The fit / when-to-use table
Read this table by finding the dominant force in your requirements first, then look across to the benefit you are buying and the tax you are accepting. The style is the consequence of the dominant force, not the starting point.
| Style | Dominant force (pick it when…) | Benefit it buys | Tax it levies | Representative Azure stack |
|---|---|---|---|---|
| N-tier | Migrating an existing app with minimal change, or a simple CRUD line-of-business app | Familiarity, fastest path, lowest cost, easy to staff | Scales/deploys as a unit; poor failure isolation; synchronous chains | App Service / VMs in zones → Azure SQL (ZR) → Redis |
| Web-Queue-Worker | Significant background/deferred work; user path must stay fast under bursts | Load levelling + independent scale of web vs worker | Async result reporting; idempotency; can drift to event sprawl | App Service + Functions/Container Apps worker + Service Bus + SQL/Blob |
| Microservices | Complex domain, many teams shipping independently, divergent scaling needs | Independent deploy/scale/tech per service; team autonomy | Full distributed-systems cost; eventual consistency; heavy platform/ops burden | AKS / Container Apps + APIM + Service Bus + DB-per-service + Dapr |
| Event-driven | Many consumers reacting to a high-volume stream in near-real-time | Extreme decoupling; add consumers without touching producers; high throughput | Implicit flow; ordering/duplicates; eventual consistency; hard to trace | Event Grid (discrete) / Event Hubs (streams) + Stream Analytics/Functions + IoT Hub |
| Big data | Datasets too large for one database; parallel batch + stream processing | Scale-out over huge data; cheap storage / elastic compute split | Specialist data-engineering skills; partition design; higher latency; not a SoR | ADLS Gen2 + Fabric/Synapse/Databricks (Spark) + Data Factory + Event Hubs |
| Big compute | Large, parallelisable, compute-bound job (HPC) | Massive on-demand parallel compute, rent-and-release | Narrow niche; must parallelise; RDMA tuning; expensive SKUs | Azure Batch + H-series/GPU VMs + InfiniBand + CycleCloud + Spot |
A practical reading tip for exams and design reviews: the words in a requirements document map to the dominant-force column almost mechanically. “Lift and shift” → N-tier. “Background jobs / spiky” → Web-Queue-Worker. “Many teams / independent deployment” → Microservices. “React to events / IoT / telemetry” → Event-driven. “Petabytes / analytics / batch” → Big data. “Simulation / parallel compute” → Big compute. The skill is spotting when two forces are both strong, which signals a hybrid.

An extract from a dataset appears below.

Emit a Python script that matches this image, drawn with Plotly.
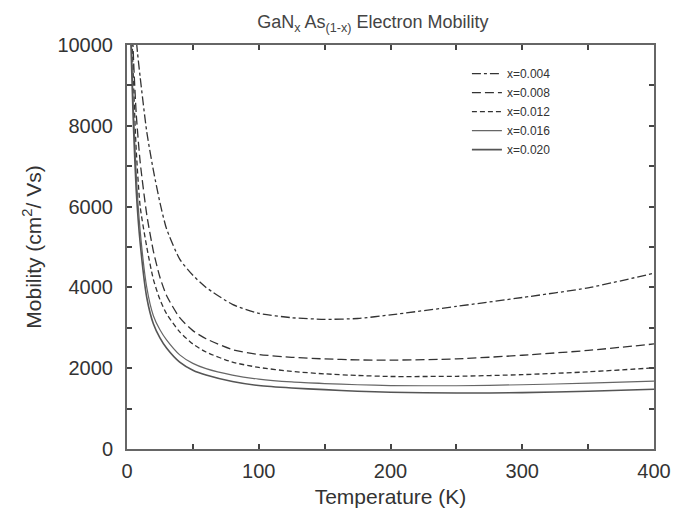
import plotly.graph_objects as go

T004 = [6, 8, 10, 15, 20, 25, 30, 40, 50, 60, 80, 100, 125, 150, 175, 200, 250, 300, 350, 400]
M004 = [10500, 9800, 9200, 7850, 6900, 6100, 5450, 4700, 4300, 4000, 3580, 3360, 3250, 3210, 3230, 3320, 3530, 3750, 3990, 4350]

T008 = [4, 5, 7, 10, 15, 20, 25, 30, 40, 50, 60, 80, 100, 125, 150, 175, 200, 250, 300, 350, 400]
M008 = [10500, 9600, 8300, 7100, 5800, 4900, 4250, 3800, 3250, 2930, 2730, 2460, 2340, 2270, 2230, 2205, 2200, 2230, 2320, 2440, 2600]

T012 = [3.5, 5, 7, 10, 15, 20, 25, 30, 40, 50, 60, 80, 100, 125, 150, 175, 200, 250, 300, 350, 400]
M012 = [10500, 9000, 7400, 6000, 5000, 4200, 3700, 3350, 2900, 2600, 2400, 2150, 2020, 1920, 1860, 1820, 1795, 1800, 1840, 1910, 2010]

T016 = [3, 4, 5, 7, 10, 15, 20, 25, 30, 40, 50, 60, 80, 100, 125, 150, 175, 200, 250, 300, 350, 400]
M016 = [10500, 9300, 8300, 6800, 5400, 4000, 3300, 2950, 2700, 2330, 2120, 1990, 1830, 1730, 1660, 1620, 1590, 1570, 1565, 1590, 1630, 1680]

T020 = [3, 4, 5, 7, 10, 15, 20, 25, 30, 40, 50, 60, 80, 100, 125, 150, 175, 200, 250, 300, 350, 400]
M020 = [10000, 8900, 7900, 6400, 5100, 3750, 3100, 2750, 2500, 2150, 1950, 1830, 1670, 1570, 1510, 1470, 1430, 1405, 1385, 1395, 1430, 1480]

LABELS = ["x=0.004", "x=0.008", "x=0.012", "x=0.016", "x=0.020"]

X_TICKS = [0, 100, 200, 300, 400]
X_MINOR = [50, 150, 250, 350]
Y_TICKS = [0, 2000, 4000, 6000, 8000, 10000]
Y_TICKTEXT = ["0", "2000", "4000", "6000", "8000", "10000"]
Y_MINOR = [1000, 3000, 5000, 7000, 9000]

series = [
    (T004, M004, LABELS[0], "dashdot", "#333333", 1.3),
    (T008, M008, LABELS[1], "9px,4px", "#333333", 1.3),
    (T012, M012, LABELS[2], "5px,3px", "#333333", 1.3),
    (T016, M016, LABELS[3], "solid", "#666666", 1.2),
    (T020, M020, LABELS[4], "solid", "#555555", 1.6),
]

fig = go.Figure()
for t, m, name, dash, color, w in series:
    fig.add_trace(go.Scatter(
        x=t, y=m, name=name, mode="lines",
        line=dict(color=color, width=w, dash=dash, shape="spline", smoothing=0.6),
    ))

FONT = "Liberation Sans, Arial, sans-serif"
axis_common = dict(
    showline=True, linecolor="#666666", linewidth=2, mirror="allticks",
    ticks="inside", ticklen=5, tickcolor="#444444", tickwidth=1.5,
    showgrid=False, zeroline=False,
    tickfont=dict(family=FONT, size=20, color="#333333"),
)

fig.update_layout(
    width=683, height=517,
    margin=dict(l=127, r=23, t=45, b=66),
    paper_bgcolor="white", plot_bgcolor="white",
    title=dict(
        text="GaN<sub>x</sub> As<sub>(1-x)</sub> Electron Mobility",
        x=0.546, xanchor="center", y=0.958, yanchor="middle",
        font=dict(family=FONT, size=18, color="#444444"),
    ),
    showlegend=True,
    legend=dict(
        x=0.645, y=0.965, xanchor="left", yanchor="top",
        bgcolor="rgba(0,0,0,0)", itemwidth=30,
        font=dict(family=FONT, size=12, color="#333333"),
        tracegroupgap=0,
    ),
    xaxis=dict(
        range=[0, 400], tickvals=X_TICKS,
        minor=dict(tickvals=X_MINOR, ticks="inside", ticklen=5, tickcolor="#444444"),
        ticklabelstandoff=3,
        title=dict(text="Temperature (K)", font=dict(family=FONT, size=21, color="#333333"), standoff=8),
        **axis_common,
    ),
    yaxis=dict(
        range=[0, 10000], tickvals=Y_TICKS, ticktext=Y_TICKTEXT,
        minor=dict(tickvals=Y_MINOR, ticks="inside", ticklen=5, tickcolor="#444444"),
        ticklabelstandoff=8,
        title=dict(text="Mobility (cm<sup>2</sup>/ Vs)", font=dict(family=FONT, size=21, color="#333333"), standoff=10),
        **axis_common,
    ),
)

fig.write_html("out.html")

The diagram lays the six styles out side by side so you can compare their shapes at a glance — the synchronous tiering of N-tier next to the broker-decoupled event-driven style, and the data-parallel shape of Big data next to the compute-parallel shape of Big compute — with the common hybrid pairings (event-driven core feeding a big-data tail; microservices fronted by a web-queue-worker edge) drawn as the seams between them.
Combining styles: most real systems are hybrids
The six styles are buckets, not boxes — production systems routinely combine them, and recognising the combination is part of the skill.
- Event-driven core + Big data tail. The most common pairing on Azure: operational events flow through Event Hubs in real time (event-driven) and simultaneously land in the data lake for batch analytics and ML (big data). One backbone serves both the live reaction and the analytical pipeline.
- Microservices fronted by Web-Queue-Worker edges. Inside a microservices estate, individual services very often are web-queue-worker shaped — a synchronous API plus a queue and an async worker. The macro style is microservices; the micro shape of a service is web-queue-worker.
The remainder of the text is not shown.